**** Given data ****

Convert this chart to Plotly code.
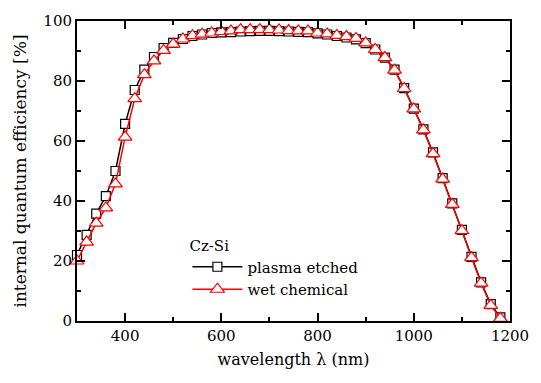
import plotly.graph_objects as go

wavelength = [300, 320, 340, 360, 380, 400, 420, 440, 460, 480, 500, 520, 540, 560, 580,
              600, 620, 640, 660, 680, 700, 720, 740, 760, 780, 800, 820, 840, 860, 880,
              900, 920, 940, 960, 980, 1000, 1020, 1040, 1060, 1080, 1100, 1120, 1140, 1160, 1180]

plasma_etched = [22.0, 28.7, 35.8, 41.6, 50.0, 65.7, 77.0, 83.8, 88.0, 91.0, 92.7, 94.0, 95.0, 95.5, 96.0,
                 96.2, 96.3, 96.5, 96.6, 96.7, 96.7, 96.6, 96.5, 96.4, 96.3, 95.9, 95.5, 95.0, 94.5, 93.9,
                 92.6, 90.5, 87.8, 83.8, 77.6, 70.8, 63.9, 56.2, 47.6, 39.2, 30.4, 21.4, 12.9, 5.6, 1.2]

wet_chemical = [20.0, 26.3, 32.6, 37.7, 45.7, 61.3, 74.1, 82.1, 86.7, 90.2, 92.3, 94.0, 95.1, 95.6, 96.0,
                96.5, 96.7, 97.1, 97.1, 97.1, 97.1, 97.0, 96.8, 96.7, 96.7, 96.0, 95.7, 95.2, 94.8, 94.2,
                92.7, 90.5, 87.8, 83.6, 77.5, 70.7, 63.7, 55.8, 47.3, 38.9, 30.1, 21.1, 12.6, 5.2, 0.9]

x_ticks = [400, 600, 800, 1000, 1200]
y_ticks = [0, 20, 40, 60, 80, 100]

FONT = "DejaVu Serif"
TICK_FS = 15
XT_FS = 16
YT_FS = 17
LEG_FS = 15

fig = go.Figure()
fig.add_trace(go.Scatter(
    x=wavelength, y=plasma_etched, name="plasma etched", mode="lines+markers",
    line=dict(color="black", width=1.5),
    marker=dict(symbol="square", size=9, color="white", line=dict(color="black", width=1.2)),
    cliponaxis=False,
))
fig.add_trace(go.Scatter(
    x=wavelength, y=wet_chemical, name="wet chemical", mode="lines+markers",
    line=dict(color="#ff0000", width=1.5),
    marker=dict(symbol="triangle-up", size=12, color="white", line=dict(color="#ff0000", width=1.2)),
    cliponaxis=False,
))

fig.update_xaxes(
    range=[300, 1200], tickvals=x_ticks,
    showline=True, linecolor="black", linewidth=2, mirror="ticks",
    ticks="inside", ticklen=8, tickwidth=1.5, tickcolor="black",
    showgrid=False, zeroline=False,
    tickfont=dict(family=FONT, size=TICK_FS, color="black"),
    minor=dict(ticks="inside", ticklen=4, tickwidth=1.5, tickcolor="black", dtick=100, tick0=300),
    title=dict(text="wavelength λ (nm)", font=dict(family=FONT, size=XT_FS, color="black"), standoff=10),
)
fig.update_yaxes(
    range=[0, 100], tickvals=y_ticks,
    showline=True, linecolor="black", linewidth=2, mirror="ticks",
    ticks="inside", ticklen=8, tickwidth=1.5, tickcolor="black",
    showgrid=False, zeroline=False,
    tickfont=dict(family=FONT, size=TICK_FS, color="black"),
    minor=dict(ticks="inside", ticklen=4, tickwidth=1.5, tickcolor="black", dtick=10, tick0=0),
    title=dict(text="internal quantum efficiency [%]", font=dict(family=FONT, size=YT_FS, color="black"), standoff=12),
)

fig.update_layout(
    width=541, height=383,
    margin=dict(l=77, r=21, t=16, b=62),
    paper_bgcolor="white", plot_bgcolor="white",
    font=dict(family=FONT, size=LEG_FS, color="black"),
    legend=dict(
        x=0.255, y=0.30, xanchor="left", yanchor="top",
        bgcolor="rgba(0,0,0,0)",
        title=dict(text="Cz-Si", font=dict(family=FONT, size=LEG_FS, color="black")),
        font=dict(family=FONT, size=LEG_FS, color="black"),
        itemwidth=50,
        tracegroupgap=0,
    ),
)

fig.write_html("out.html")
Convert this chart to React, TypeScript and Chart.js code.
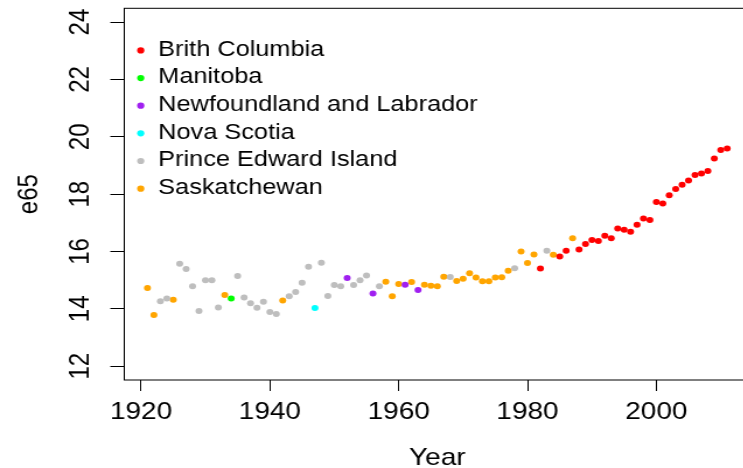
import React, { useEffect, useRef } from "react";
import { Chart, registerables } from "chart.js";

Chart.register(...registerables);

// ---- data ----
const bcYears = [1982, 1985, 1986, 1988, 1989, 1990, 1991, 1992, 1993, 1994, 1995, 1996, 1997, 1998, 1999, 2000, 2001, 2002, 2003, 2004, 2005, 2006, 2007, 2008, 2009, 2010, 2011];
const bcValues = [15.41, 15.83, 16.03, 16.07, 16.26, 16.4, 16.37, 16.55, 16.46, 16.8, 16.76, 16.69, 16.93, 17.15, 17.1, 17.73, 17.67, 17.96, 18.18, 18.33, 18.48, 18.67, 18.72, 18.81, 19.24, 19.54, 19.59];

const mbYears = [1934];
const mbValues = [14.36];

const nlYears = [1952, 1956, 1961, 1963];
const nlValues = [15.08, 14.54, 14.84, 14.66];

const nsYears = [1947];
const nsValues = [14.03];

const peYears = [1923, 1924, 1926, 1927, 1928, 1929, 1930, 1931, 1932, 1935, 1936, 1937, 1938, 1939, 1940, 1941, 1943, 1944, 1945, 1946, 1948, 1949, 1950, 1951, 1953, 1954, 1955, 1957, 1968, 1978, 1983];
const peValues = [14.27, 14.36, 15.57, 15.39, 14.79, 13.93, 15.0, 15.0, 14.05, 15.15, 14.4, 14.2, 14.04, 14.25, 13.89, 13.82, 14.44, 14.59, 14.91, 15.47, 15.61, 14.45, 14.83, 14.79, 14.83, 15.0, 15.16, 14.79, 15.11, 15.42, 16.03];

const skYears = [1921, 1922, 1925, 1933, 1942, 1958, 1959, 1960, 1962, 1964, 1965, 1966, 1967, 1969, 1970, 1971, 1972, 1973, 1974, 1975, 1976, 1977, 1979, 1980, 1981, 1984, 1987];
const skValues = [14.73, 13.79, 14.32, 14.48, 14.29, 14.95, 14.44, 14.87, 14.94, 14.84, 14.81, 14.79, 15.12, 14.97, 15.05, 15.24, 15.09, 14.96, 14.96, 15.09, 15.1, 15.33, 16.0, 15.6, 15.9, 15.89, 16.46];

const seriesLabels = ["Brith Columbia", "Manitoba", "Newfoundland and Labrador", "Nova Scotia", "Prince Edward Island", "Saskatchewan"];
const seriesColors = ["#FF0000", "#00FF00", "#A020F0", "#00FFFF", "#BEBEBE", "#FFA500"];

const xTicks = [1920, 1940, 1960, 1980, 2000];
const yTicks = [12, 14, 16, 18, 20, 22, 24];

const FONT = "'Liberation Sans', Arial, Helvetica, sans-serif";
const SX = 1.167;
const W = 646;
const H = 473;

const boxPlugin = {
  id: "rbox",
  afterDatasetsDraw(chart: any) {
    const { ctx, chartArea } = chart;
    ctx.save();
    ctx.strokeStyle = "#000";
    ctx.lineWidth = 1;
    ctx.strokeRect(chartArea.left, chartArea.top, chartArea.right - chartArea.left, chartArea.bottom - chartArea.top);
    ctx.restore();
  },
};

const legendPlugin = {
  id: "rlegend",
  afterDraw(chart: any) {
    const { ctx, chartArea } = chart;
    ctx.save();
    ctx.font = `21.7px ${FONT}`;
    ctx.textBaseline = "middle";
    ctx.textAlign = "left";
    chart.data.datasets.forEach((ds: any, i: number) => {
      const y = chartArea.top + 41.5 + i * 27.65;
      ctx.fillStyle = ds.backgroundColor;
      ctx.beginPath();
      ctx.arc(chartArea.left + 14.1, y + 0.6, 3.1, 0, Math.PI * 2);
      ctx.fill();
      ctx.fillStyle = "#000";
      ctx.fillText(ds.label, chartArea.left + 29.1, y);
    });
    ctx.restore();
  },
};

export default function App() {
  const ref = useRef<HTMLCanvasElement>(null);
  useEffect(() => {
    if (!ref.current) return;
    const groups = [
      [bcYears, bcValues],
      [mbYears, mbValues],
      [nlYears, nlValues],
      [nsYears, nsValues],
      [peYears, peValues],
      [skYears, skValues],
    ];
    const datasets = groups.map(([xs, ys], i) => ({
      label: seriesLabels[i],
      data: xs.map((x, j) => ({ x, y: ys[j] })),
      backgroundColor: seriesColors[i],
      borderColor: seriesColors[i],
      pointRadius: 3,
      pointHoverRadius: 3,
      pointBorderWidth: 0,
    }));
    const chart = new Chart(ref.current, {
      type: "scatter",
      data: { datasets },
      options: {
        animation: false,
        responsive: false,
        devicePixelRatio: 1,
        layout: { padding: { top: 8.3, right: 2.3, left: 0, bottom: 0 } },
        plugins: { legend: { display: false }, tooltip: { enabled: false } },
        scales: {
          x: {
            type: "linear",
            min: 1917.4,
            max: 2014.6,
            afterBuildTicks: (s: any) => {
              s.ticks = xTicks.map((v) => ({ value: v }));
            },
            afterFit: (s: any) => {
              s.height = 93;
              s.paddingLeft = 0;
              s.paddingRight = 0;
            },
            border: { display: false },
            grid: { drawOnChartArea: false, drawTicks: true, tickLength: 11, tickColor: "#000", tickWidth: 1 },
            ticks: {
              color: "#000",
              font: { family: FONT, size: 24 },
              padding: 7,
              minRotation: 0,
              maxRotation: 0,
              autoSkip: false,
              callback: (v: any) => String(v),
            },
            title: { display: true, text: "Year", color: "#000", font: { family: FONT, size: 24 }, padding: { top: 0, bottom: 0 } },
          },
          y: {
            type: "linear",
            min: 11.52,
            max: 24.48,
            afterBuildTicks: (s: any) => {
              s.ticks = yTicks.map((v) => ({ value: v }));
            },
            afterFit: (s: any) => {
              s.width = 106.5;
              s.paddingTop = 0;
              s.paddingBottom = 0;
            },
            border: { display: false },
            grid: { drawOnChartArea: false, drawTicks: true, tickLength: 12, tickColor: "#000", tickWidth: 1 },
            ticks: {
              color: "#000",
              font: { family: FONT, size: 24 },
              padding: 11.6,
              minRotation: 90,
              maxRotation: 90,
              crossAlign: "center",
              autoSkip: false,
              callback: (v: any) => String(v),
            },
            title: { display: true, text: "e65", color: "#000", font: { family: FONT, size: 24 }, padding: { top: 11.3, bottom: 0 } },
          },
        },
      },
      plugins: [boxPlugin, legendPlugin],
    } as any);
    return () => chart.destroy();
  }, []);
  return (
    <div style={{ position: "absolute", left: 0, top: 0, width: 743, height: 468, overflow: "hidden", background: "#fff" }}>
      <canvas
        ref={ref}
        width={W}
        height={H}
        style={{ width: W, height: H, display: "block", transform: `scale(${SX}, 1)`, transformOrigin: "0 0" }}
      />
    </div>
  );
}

****

_Prompt_: Return only the lines from the start of the data through the line that contains "import plotly.graph_objects as go", please, copying them exactly and omitting all pictures.

_Solution for this problem_:
Convert this chart to Plotly code.
import plotly.graph_objects as go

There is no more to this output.